L'auteur de Spectre de l'ultra-gauche, l'État, les révolutions et nous, souligne que les mouvements regroupés sous ce qualificatif sont multiples. Il parle d'une "constellation de groupes affinitaires en réseaux à l'esprit libertaire, anti-autoritaire, anti-partis et anti-syndicats, féministe et écologiste, prônant des pratiques radicales d'auto-organisation, l'autonomie et la démocratie directe".

"L'ultra-gauche" telle qu'elle est visée est une "constellation qui va des anarchistes aux autonomistes" en passant par les anti-capitalistes, les anti-étatistes ou encore les anti-fascistes, abonde Sylvaine Bulle, sociologue du conflit, auteure de Irréductibles. Enquête sur des milieux de vie de Bure à Notre-Dame-des-Landes.

Pour ces chercheurs, parler "d'ultra-gauche" a donc un sens limité, car cela regroupe des idéologies différentes qui sont alors visées toutes ensemble sur le même plan. Dans les faits ce terme "ne correspond à rien", déclare Sylvaine Bulle.

Association entre "ultra-gauche" et "violences"

Derrière cette expression le gouvernement semble en fait en particulier viser les manifestants auteurs de violences. Gérald Darmanin a ainsi systématiquement associé "ultra-gauche" et "violences" lors de ses récentes prises de paroles.

Pour un conseiller du gouvernement à BFMTV.com, cette association est claire, les groupes dits de "l'ultra-gauche" sont des groupes d'extrême gauche qui "visent à imposer leurs idées par la violence". Il parle de "mouvements et d'actions violentes" de "l'ultra-gauche".

Mais là encore, les chercheurs appellent à la nuance. "Si le spectre ou le fantôme de l'ultra-gauche est synonyme de 'violence' du point de vue de l'ordre social, ses militants ou activistes ne le sont pas par essence", explique ainsi Michel Kokoreff. Leur objectif premier est qu'ils "aspirent à un autre monde, à un bien vivre en commun."

Pour lui, "l'ultra-gauche" est "une construction destinée à alimenter les discours anxiogènes sur la violence de la rue et ses 'casseurs'".

Il faut aussi rappeler que cette expression a déjà été utilisée par des membres du gouvernement dans un tout autre contexte. En 2020, le ministère de l'Éducation avait ainsi été accusé par Médiapart et Libération de financer et de téléguider le syndicat 'Avenir Lycéen'. Le ministre Jean-Michel Blanquer avait alors reproché à "l'ultra-gauche" de "créer de la polémique pour rien". Le terme ne visait, à ce moment-là, pas des auteurs de violences.

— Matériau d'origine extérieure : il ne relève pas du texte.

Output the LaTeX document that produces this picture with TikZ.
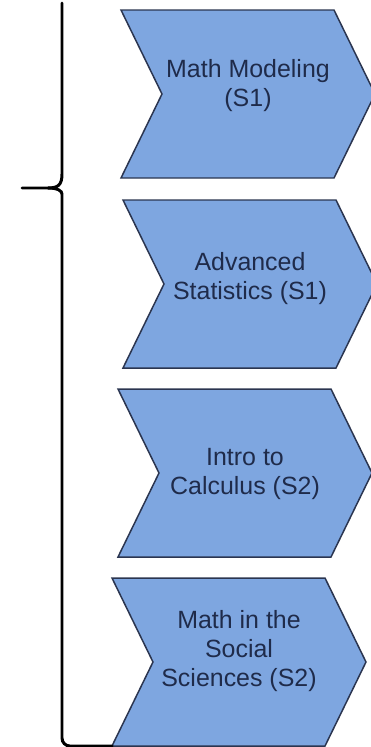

Un risque de "biais sémantique"

Sylvaine Bulle souligne qu'avec ce flou dans la définition de ce groupe, il y a un risque de "biais sémantique et idéologique". Gérald Darmanin a par exemple, à plusieurs reprises, associé dans ses discours "ultra-gauche" et "extrême gauche" dans une même phrase, le tout en condamnant la violence de certains manifestants.

Avec cette association, "l'extrême gauche est elle-aussi renvoyée à la violence", déclare-t-elle.

Considérant le fait que la manifestation contre les bassines de Sainte-Soline défendait des buts écologiques, "cela peut infuser dans la tête du public que l'écologie est violente" et "décrédibiliser le combat écologique", ajoute la chercheuse.

Dans l'entourage de Gérald Darmanin, on assure tout de même qu'une différence est bien faite entre les partis politiques d'extrême gauche et les militants auteurs de violences, ceux qui restent donc appelés par le gouvernement "l'ultra-gauche".